As expected, the iDim of sketches decreases as ratio \(b\) grows (for \(b\ge \) 0.5). For instance the iDim of sketches \(S_{0.5}\) and \(S_{0.8}\) differs about one third for \(\lambda \) = 256. In order to remind results from Sect. 4.2, we show \(10\text {-recall@}k'\) for two selected \(k'\): the difference of \(10\text {-recall@}k'\) for \(b\in [\)0.5, 0.8] is negligible. It confirms, that properly unbalanced sketches can be used as a full-fledged but easily indexable alternative to sketches with balanced bits. Better indexability is confirmed by the decrease of distances to the \(k'\) nearest sketches (shown in last three columns of Table 2), and by distribution of Hamming distance densities presented in Fig. 3. All these measurements confirm the analytic results from Sects. 2 and 3.

Table 2. Sketches with \(\lambda \) = 256: \(10\text {-recall@}k'\), iDim and avg. Hamming distances to \(k'\)th closest sketch
Fig. 3.
figure 3

Ham. distance densities for \(\lambda \) = 256

5 Conclusions

We have investigated sketches – bit strings created by such transformation of data objects, which should preserve the similarity relationships between the objects.
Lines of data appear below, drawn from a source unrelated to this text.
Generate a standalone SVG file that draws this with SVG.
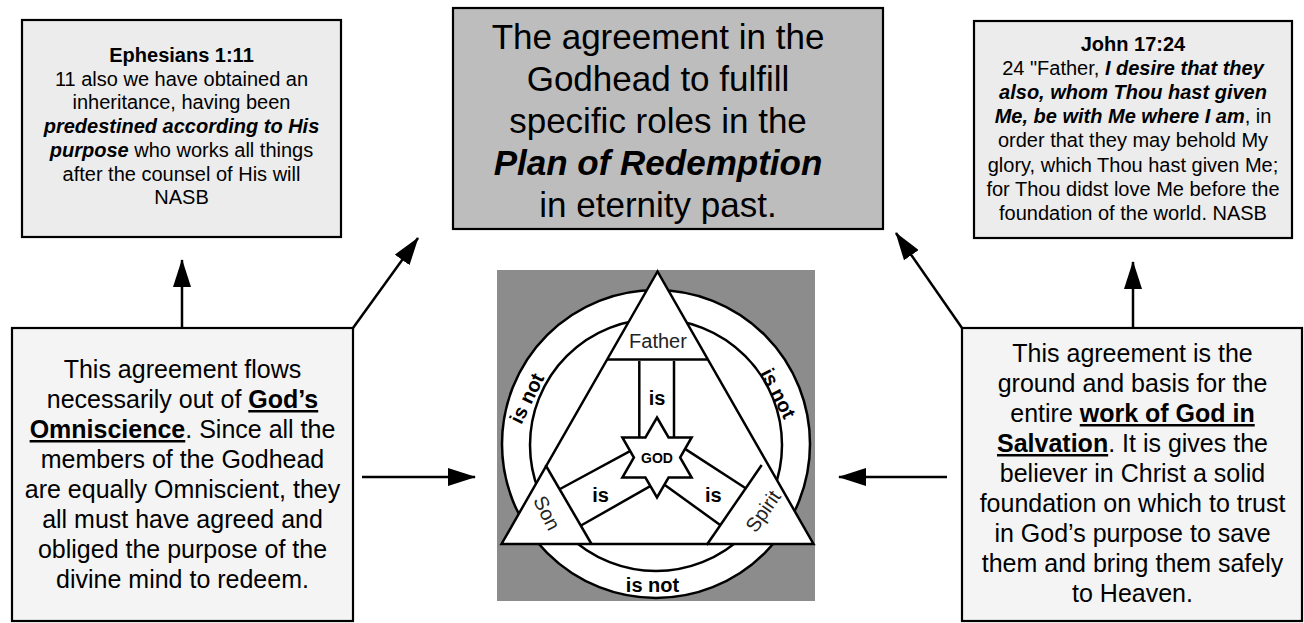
<svg xmlns="http://www.w3.org/2000/svg" width="1304" height="623" viewBox="0 0 1304 623">
<style>
text{font-family:"Liberation Sans",Arial,sans-serif;fill:#000;text-anchor:middle}
.box{stroke:#000;stroke-width:2.2}
.small{font-size:20px}
.big{font-size:35px}
.mid{font-size:25px}
.b{font-weight:bold}
.bi{font-weight:bold;font-style:italic}
.u{font-weight:bold;text-decoration:underline}
.conn line{stroke:#000;stroke-width:2.5;marker-end:url(#ah)}
.ln{stroke:#000;stroke-width:2.5;fill:none;stroke-linejoin:miter}
.lbl{font-size:20px;font-weight:bold}
.name{font-size:20px;fill:#222}
</style>
<defs>
<marker id="ah" markerUnits="userSpaceOnUse" markerWidth="28" markerHeight="18" refX="27" refY="9" orient="auto" viewBox="0 0 28 18"><path d="M0,0 L28,9 L0,18 z" fill="#000"/></marker>
</defs>
<rect width="1304" height="623" fill="#fff"/>

<g id="ephesians">
<rect class="box" x="22" y="20" width="319" height="217" fill="#ececec"/>
<text class="small" x="181.5" y="62"><tspan class="b">Ephesians 1:11</tspan></text>
<text class="small" x="181.5" y="85.7">11 also we have obtained an</text>
<text class="small" x="181.5" y="109.4">inheritance, having been</text>
<text class="small" x="181.5" y="133.1"><tspan class="bi">predestined according to His</tspan></text>
<text class="small" x="181.5" y="156.8"><tspan class="bi">purpose</tspan> who works all things</text>
<text class="small" x="181.5" y="180.5">after the counsel of His will</text>
<text class="small" x="181.5" y="204.2">NASB</text>
</g>

<g id="agreement">
<rect class="box" x="453" y="8" width="430" height="221" fill="#bdbdbd"/>
<text class="big" x="658" y="49">The agreement in the</text>
<text class="big" x="658" y="91">Godhead to fulfill</text>
<text class="big" x="658" y="133">specific roles in the</text>
<text class="big" x="658" y="175"><tspan class="bi">Plan of Redemption</tspan></text>
<text class="big" x="658" y="217">in eternity past.</text>
</g>

<g id="john">
<rect class="box" x="974" y="21" width="318" height="217" fill="#ececec"/>
<text class="small" x="1133" y="51"><tspan class="b">John 17:24</tspan></text>
<text class="small" x="1133" y="75">24 "Father, <tspan class="bi">I desire that they</tspan></text>
<text class="small" x="1133" y="99"><tspan class="bi">also, whom Thou hast given</tspan></text>
<text class="small" x="1133" y="123.2"><tspan class="bi">Me, be with Me where I am</tspan>, in</text>
<text class="small" x="1133" y="147.4">order that they may behold My</text>
<text class="small" x="1133" y="171.6">glory, which Thou hast given Me;</text>
<text class="small" x="1133" y="195.8">for Thou didst love Me before the</text>
<text class="small" x="1133" y="220">foundation of the world. NASB</text>
</g>

<g id="omniscience">
<rect class="box" x="12" y="328" width="341" height="293" fill="#f4f4f4"/>
<text class="mid" x="182.5" y="378">This agreement flows</text>
<text class="mid" x="182.5" y="408">necessarily out of <tspan class="u">God’s</tspan></text>
<text class="mid" x="182.5" y="438"><tspan class="u">Omniscience</tspan>. Since all the</text>
<text class="mid" x="182.5" y="468">members of the Godhead</text>
<text class="mid" x="182.5" y="498">are equally Omniscient, they</text>
<text class="mid" x="182.5" y="528">all must have agreed and</text>
<text class="mid" x="182.5" y="558">obliged the purpose of the</text>
<text class="mid" x="182.5" y="588">divine mind to redeem.</text>
</g>

<g id="salvation">
<rect class="box" x="962" y="328" width="340" height="293" fill="#f4f4f4"/>
<text class="mid" x="1132.5" y="362">This agreement is the</text>
<text class="mid" x="1132.5" y="392">ground and basis for the</text>
<text class="mid" x="1132.5" y="422">entire <tspan class="u">work of God in</tspan></text>
<text class="mid" x="1132.5" y="452"><tspan class="u">Salvation</tspan>. It is gives the</text>
<text class="mid" x="1132.5" y="482">believer in Christ a solid</text>
<text class="mid" x="1132.5" y="512">foundation on which to trust</text>
<text class="mid" x="1132.5" y="542">in God’s purpose to save</text>
<text class="mid" x="1132.5" y="572">them and bring them safely</text>
<text class="mid" x="1132.5" y="602">to Heaven.</text>
</g>

<g id="trinity">
<rect x="497" y="270" width="318" height="331" fill="#8c8c8c"/>
<circle class="ln" cx="656" cy="444" r="154" style="fill:#fff"/>
<circle class="ln" cx="656" cy="445" r="126" style="fill:#fff"/>
<path class="ln" d="M657.5,271.5 L501.5,544 L813.5,544 Z" style="fill:#fff"/>
<line class="ln" x1="607" y1="359.5" x2="708" y2="359.5"/>
<line class="ln" x1="545.5" y1="465" x2="591.5" y2="544"/>
<line class="ln" x1="761.7" y1="465" x2="706.7" y2="545"/>
<line class="ln" x1="639.3" y1="361" x2="639.3" y2="440"/>
<line class="ln" x1="674" y1="361" x2="674" y2="440"/>
<line class="ln" x1="560" y1="489" x2="636" y2="447.8"/>
<line class="ln" x1="581" y1="525.5" x2="652" y2="485.2"/>
<line class="ln" x1="680" y1="445.6" x2="745.7" y2="488.3"/>
<line class="ln" x1="660" y1="481.4" x2="720.5" y2="525.3"/>
<path class="ln" style="fill:#fff" d="M657,417.5 L668.55,437.5 L691.64,437.5 L680.09,457.5 L691.64,477.5 L668.55,477.5 L657,497.5 L645.45,477.5 L622.36,477.5 L633.91,457.5 L622.36,437.5 L645.45,437.5 Z"/>
<text x="657" y="463" style="font-size:14px;font-weight:bold">GOD</text>
<text class="name" x="658" y="347.5">Father</text>
<text class="lbl" x="657" y="405">is</text>
<text class="lbl" x="600.5" y="501.7">is</text>
<text class="lbl" x="713.3" y="501.7">is</text>
<text class="lbl" x="652.5" y="592">is not</text>
<text class="lbl" transform="translate(526.7,398.3) rotate(-64)" x="0" y="7">is not</text>
<text class="lbl" transform="translate(778.3,393.3) rotate(63)" x="0" y="7">is not</text>
<text class="name" transform="translate(547,513) rotate(63)" x="0" y="7">Son</text>
<text class="name" transform="translate(763,511) rotate(-55)" x="0" y="7">Spirit</text>
</g>

<g id="connectors" class="conn">
<line x1="182" y1="328" x2="182" y2="260"/>
<line x1="353" y1="328" x2="418" y2="238"/>
<line x1="362" y1="477" x2="475" y2="477"/>
<line x1="1133" y1="328" x2="1133" y2="262"/>
<line x1="962" y1="328" x2="896" y2="233"/>
<line x1="947" y1="477" x2="839" y2="477"/>
</g>
</svg>
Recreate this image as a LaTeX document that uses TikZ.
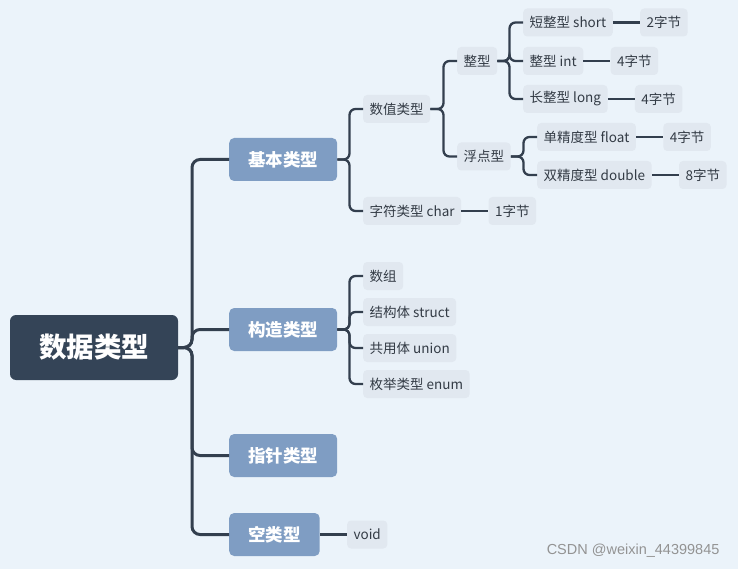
\documentclass[tikz,border=0pt]{standalone}
\usepackage{fontspec}
\setmainfont{Noto Sans CJK SC}
\newfontfamily\wmfont{Liberation Sans}
\usetikzlibrary{positioning}
\definecolor{bgc}{HTML}{EBF3FA}
\definecolor{rootc}{HTML}{344457}
\definecolor{lonec}{HTML}{7F9DC3}
\definecolor{leafc}{HTML}{E1E8F0}
\definecolor{linec}{HTML}{333F4E}
\definecolor{txtc}{HTML}{333B45}
\tikzset{
  rootbox/.style={rectangle,rounded corners=6,fill=rootc,text=white,minimum width=168,minimum height=65,font=\fontsize{27.5}{30}\selectfont\bfseries},
  lonebox/.style={rectangle,rounded corners=5,fill=lonec,text=white,minimum height=43,inner xsep=19,anchor=west,font=\fontsize{17.5}{20}\selectfont\bfseries},
  leafbox/.style={rectangle,rounded corners=4,fill=leafc,text=txtc,minimum height=28,inner xsep=6.5,inner ysep=0,anchor=west,font=\fontsize{13.5}{16}\selectfont},
  trunk/.style={draw=linec,line width=3,rounded corners=8},
  conn/.style={draw=linec,line width=2.3,rounded corners=6},
}
\begin{document}
\begin{tikzpicture}[x=1pt,y=-1pt]
\fill[bgc] (0,0) rectangle (738,569);
\useasboundingbox (0,0) rectangle (738,569);
% root and level 1
\node[rootbox] (root) at (94,347.5) {数据类型};
\node[lonebox] (jb) at (229,159.5) {基本类型};
\node[lonebox] (gz) at (229,329.5) {构造类型};
\node[lonebox] (zz) at (229,455.5) {指针类型};
\node[lonebox] (kl) at (229,534.5) {空类型};
\coordinate (tx) at (192,347.5);
\foreach \c in {jb,gz,zz,kl}{\draw[trunk] (root.east) -| (tx |- \c.west) -- (\c.west);}
% basic types
\node[leafbox] (szlx) at (363,109) {数值类型};
\node[leafbox] (zflx) at (363,211) {字符类型 char};
\node[leafbox,right=27pt of zflx] (b1) {1字节};
\coordinate (bx1) at (349.5,0);
\foreach \c in {szlx,zflx}{\draw[conn] (jb.east) -| (bx1 |- \c.west) -- (\c.west);}
\node[leafbox] (zx) at (457,61) {整型};
\node[leafbox] (fdx) at (457,156.5) {浮点型};
\coordinate (bx2) at (443.5,0);
\foreach \c in {zx,fdx}{\draw[conn] (szlx.east) -| (bx2 |- \c.west) -- (\c.west);}
\node[leafbox] (dzx) at (523,22.5) {短整型 short};
\node[leafbox] (zxint) at (523,61) {整型 int};
\node[leafbox] (czx) at (523,99) {长整型 long};
\coordinate (bx3) at (509.5,0);
\foreach \c in {dzx,zxint,czx}{\draw[conn] (zx.east) -| (bx3 |- \c.west) -- (\c.west);}
\node[leafbox] (dj) at (537,137) {单精度型 float};
\node[leafbox] (sj) at (537,175) {双精度型 double};
\coordinate (bx4) at (523.5,0);
\foreach \c in {dj,sj}{\draw[conn] (fdx.east) -| (bx4 |- \c.west) -- (\c.west);}
\node[leafbox,right=27pt of dzx] (b2) {2字节};
\node[leafbox,right=27pt of zxint] (b4a) {4字节};
\node[leafbox,right=27pt of czx] (b4b) {4字节};
\node[leafbox,right=27pt of dj] (b4c) {4字节};
\node[leafbox,right=27pt of sj] (b8) {8字节};
\foreach \a/\b in {zflx/b1,dzx/b2,zxint/b4a,czx/b4b,dj/b4c,sj/b8}{\draw[conn] (\a.east) -- (\b.west);}
% constructed types
\node[leafbox] (sz) at (363,276) {数组};
\node[leafbox] (jgt) at (363,312) {结构体 struct};
\node[leafbox] (gyt) at (363,348) {共用体 union};
\node[leafbox] (mj) at (363,384) {枚举类型 enum};
\foreach \c in {sz,jgt,gyt,mj}{\draw[conn] (gz.east) -| (bx1 |- \c.west) -- (\c.west);}
% void
\node[leafbox,right=27pt of kl] (vd) {void};
\draw[conn] (kl.east) -- (vd.west);
% watermark
\node[anchor=east,text=gray!85,font=\wmfont\fontsize{14.5}{16}\selectfont] (wm) at (723,551) {CSDN @weixin\_44399845};
\end{tikzpicture}
\end{document}
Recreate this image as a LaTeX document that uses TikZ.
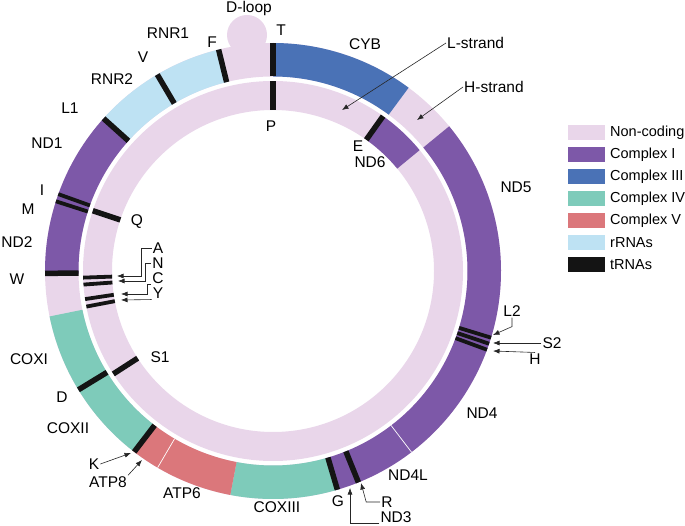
\documentclass[tikz,border=0pt]{standalone}
\usepackage{fontspec}
\setmainfont{Liberation Sans}
\usetikzlibrary{arrows.meta}

\definecolor{noncoding}{HTML}{E9D6EA}
\definecolor{complexone}{HTML}{7D58A8}
\definecolor{complexthree}{HTML}{4A72B6}
\definecolor{complexfour}{HTML}{7ECBBA}
\definecolor{complexfive}{HTML}{DB777B}
\definecolor{rrna}{HTML}{BEE2F3}
\definecolor{trna}{HTML}{141414}

\newcommand{\hin}{194.5}
\newcommand{\hout}{228}
\newcommand{\lin}{161}
\newcommand{\lout}{190}

% ring piece: inner radius, outer radius, start angle, end angle, colour
\newcommand{\ringpart}[5]{%
  \fill [#5] (#3:#1) -- (#3:#2) arc [radius=#2, start angle=#3, end angle=#4]
    -- (#4:#1) arc [radius=#1, start angle=#4, end angle=#3] -- cycle;}

\begin{document}
\begin{tikzpicture}[x=1pt, y=-1pt,
  lbl/.style={inner sep=1pt, font=\fontsize{15.5}{18}\selectfont},
  trna/.style={draw=trna, line width=5.5pt},
  thintrna/.style={draw=trna, line width=3.8pt},
  pointer/.style={draw=black!85, line width=0.6pt, -{Latex[length=6.5pt, width=5pt]}},
  key/.style={minimum width=37pt, minimum height=15pt, inner sep=0pt},
  keytext/.style={anchor=west, inner sep=0pt, font=\fontsize{14.5}{17}\selectfont}]

  \useasboundingbox (0,0) rectangle (685,526);

  % D-loop bump
  \fill [noncoding] (247,35) circle [radius=20];

  \begin{scope}[shift={(273,271)}, yscale=-1]
    % H-strand (outer)
    \ringpart{\hin}{\hout}{0}{360}{noncoding}
    \ringpart{\hin}{\hout}{53.5}{90}{complexthree}
    \ringpart{\hin}{\hout}{-74}{39.4}{complexone}
    \ringpart{\hin}{\hout}{-100.8}{-74}{complexfour}
    \ringpart{\hin}{\hout}{-128}{-100.8}{complexfive}
    \ringpart{\hin}{\hout}{-168.5}{-128}{complexfour}
    \ringpart{\hin}{\hout}{138}{180.8}{complexone}
    \ringpart{\hin}{\hout}{103.8}{138}{rrna}
    \draw [white, line width=0.7pt] (-52.6:\hin) -- (-52.6:\hout);
    \draw [white, line width=0.7pt] (-120.4:\hin) -- (-120.4:\hout);

    \draw [trna] (90:\hin) -- (90:\hout);
    \draw [trna] (103.8:\hin) -- (103.8:\hout);
    \draw [trna] (120.5:\hin) -- (120.5:\hout);
    \draw [trna] (138:\hin) -- (138:\hout);
    \draw [thintrna] (160.3:\hin) -- (160.3:\hout);
    \draw [thintrna] (162.2:\hin) -- (162.2:\hout);
    \draw [trna] (180.6:\hin) -- (180.6:\hout);
    \draw [trna] (-148.6:\hin) -- (-148.6:\hout);
    \draw [trna] (-127.5:\hin) -- (-127.5:\hout);
    \draw [trna] (-73.6:\hin) -- (-73.6:\hout);
    \draw [trna] (-68:\hin) -- (-68:\hout);
    \draw [thintrna] (-17:\hin) -- (-17:\hout);
    \draw [thintrna] (-18.6:\hin) -- (-18.6:\hout);
    \draw [thintrna] (-20.2:\hin) -- (-20.2:\hout);

    % L-strand (inner)
    \ringpart{\lin}{\lout}{0}{360}{noncoding}
    \ringpart{\lin}{\lout}{39.5}{54}{complexone}

    \draw [trna] (90:\lin) -- (90:\lout);
    \draw [trna] (54.6:\lin) -- (54.6:\lout);
    \draw [trna] (161.5:\lin) -- (161.5:\lout);
    \draw [thintrna] (182:\lin) -- (182:\lout);
    \draw [thintrna] (184.1:\lin) -- (184.1:\lout);
    \draw [thintrna] (188.5:\lin) -- (188.5:\lout);
    \draw [thintrna] (190.8:\lin) -- (190.8:\lout);
    \draw [trna] (212.8:\lin) -- (212.8:\lout);
  \end{scope}

  % labels round the rings
  \node [lbl] (dloop) at (249,8) {D-loop};
  \node [lbl] (T) at (281,30) {T};
  \node [lbl] (P) at (271,126) {P};
  \node [lbl] (F) at (212,42) {F};
  \node [lbl] (RNR1) at (168,33) {RNR1};
  \node [lbl] (V) at (143,57) {V};
  \node [lbl] (RNR2) at (112,79) {RNR2};
  \node [lbl] (L1) at (70,108) {L1};
  \node [lbl] (ND1) at (47,143) {ND1};
  \node [lbl] (I) at (42,190) {I};
  \node [lbl] (M) at (28,209) {M};
  \node [lbl] (ND2) at (17,242) {ND2};
  \node [lbl] (W) at (17,279) {W};
  \node [lbl] (Q) at (137,222) {Q};
  \node [lbl] (COXI) at (29,359) {COXI};
  \node [lbl] (D) at (62,397) {D};
  \node [lbl] (COXII) at (68,428) {COXII};
  \node [lbl] (S1) at (160,357) {S1};
  \node [lbl] (K) at (94,464) {K};
  \node [lbl] (ATP8) at (108,482) {ATP8};
  \node [lbl] (ATP6) at (182,493) {ATP6};
  \node [lbl] (COXIII) at (277,507) {COXIII};
  \node [lbl] (G) at (338,501) {G};
  \node [lbl] (R) at (387,502) {R};
  \node [lbl] (ND3) at (396,517) {ND3};
  \node [lbl] (ND4L) at (408,475) {ND4L};
  \node [lbl] (ND4) at (482,413) {ND4};
  \node [lbl] (H) at (535,359) {H};
  \node [lbl] (S2) at (552,343) {S2};
  \node [lbl] (L2) at (512,311) {L2};
  \node [lbl] (ND5) at (516,187) {ND5};
  \node [lbl] (E) at (358,146) {E};
  \node [lbl] (ND6) at (370,162) {ND6};
  \node [lbl] (CYB) at (365,44) {CYB};
  \node [lbl, anchor=west] (Lstrand) at (446,43) {L-strand};
  \node [lbl, anchor=west] (Hstrand) at (463,87) {H-strand};
  \node [lbl] (A) at (158,248) {A};
  \node [lbl] (N) at (158,263) {N};
  \node [lbl] (C) at (158,278) {C};
  \node [lbl] (Y) at (158,293) {Y};

  % arrow tips
  \coordinate (tipLstrand) at (342,110);
  \coordinate (tipHstrand) at (417,120);
  \coordinate (tipL2) at (493,335);
  \coordinate (tipS2) at (493,343);
  \coordinate (tipH) at (493,351);
  \coordinate (tipR) at (361,483);
  \coordinate (tipND3) at (350,488);
  \coordinate (tipK) at (131,453);
  \coordinate (tipATP8) at (142,460);
  \coordinate (tipA) at (117,276);
  \coordinate (tipN) at (118,281);
  \coordinate (tipC) at (121,294);
  \coordinate (tipY) at (121,300);

  \draw [pointer] (Lstrand.west) -- (tipLstrand);
  \draw [pointer] (Hstrand.west) -- (tipHstrand);
  \draw [pointer] (L2.south) -- ++(0,9) -- (tipL2);
  \draw [pointer] (S2.west) -- (tipS2);
  \draw [pointer] (H.north) -- (tipH);
  \draw [pointer] (R.west) -- ++(-14,0) -- (tipR);
  \draw [pointer] (ND3.south west) -| (tipND3);
  \draw [pointer] (K.east) -- (tipK);
  \draw [pointer] (ATP8.north east) -- (tipATP8);
  \draw [pointer] (A.west) -- ++(-10,0) |- (tipA);
  \draw [pointer] (N.west) -- ++(-6,0) |- (tipN);
  \draw [pointer] (C.south west) -- ++(-4,0) |- (tipC);
  \draw [pointer] (Y.south west) -- (tipY);

  % legend
  \node [key, fill=noncoding] (kNC) at (586.5,132.5) {};
  \node [key, fill=complexone] (kCI) at (586.5,154.5) {};
  \node [key, fill=complexthree] (kCIII) at (586.5,176.5) {};
  \node [key, fill=complexfour] (kCIV) at (586.5,198.5) {};
  \node [key, fill=complexfive] (kCV) at (586.5,220.5) {};
  \node [key, fill=rrna] (krRNA) at (586.5,242.5) {};
  \node [key, fill=trna] (ktRNA) at (586.5,264.5) {};
  \node [keytext] (tNC) at (610,132.5) {Non-coding};
  \node [keytext] (tCI) at (610,154.5) {Complex I};
  \node [keytext] (tCIII) at (610,176.5) {Complex III};
  \node [keytext] (tCIV) at (610,198.5) {Complex IV};
  \node [keytext] (tCV) at (610,220.5) {Complex V};
  \node [keytext] (trRNA) at (610,242.5) {rRNAs};
  \node [keytext] (ttRNA) at (610,264.5) {tRNAs};
\end{tikzpicture}
\end{document}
Sketching techniques proposed so far usually aim at producing bit strings with balanced and low correlated bits. Sketches with these properties have been reported to provide the best trade-off between their length and ability to approximate similarity relationships between objects. In this paper, we studied one drawback of such sketches: these properties lead to maximization of the intrinsic dimensionality of the set of sketches making them hard-to-index (because of the dimensionality curse). We thus focus on sketches with bits balanced to some given ratio \(b\) and we derive various theoretical properties of such sketches. Further, we show on a real life dataset that the proposed approach can achieve practically the same quality of the similarity search, but with sketches having iDim about one third lower than sketches with balanced bits.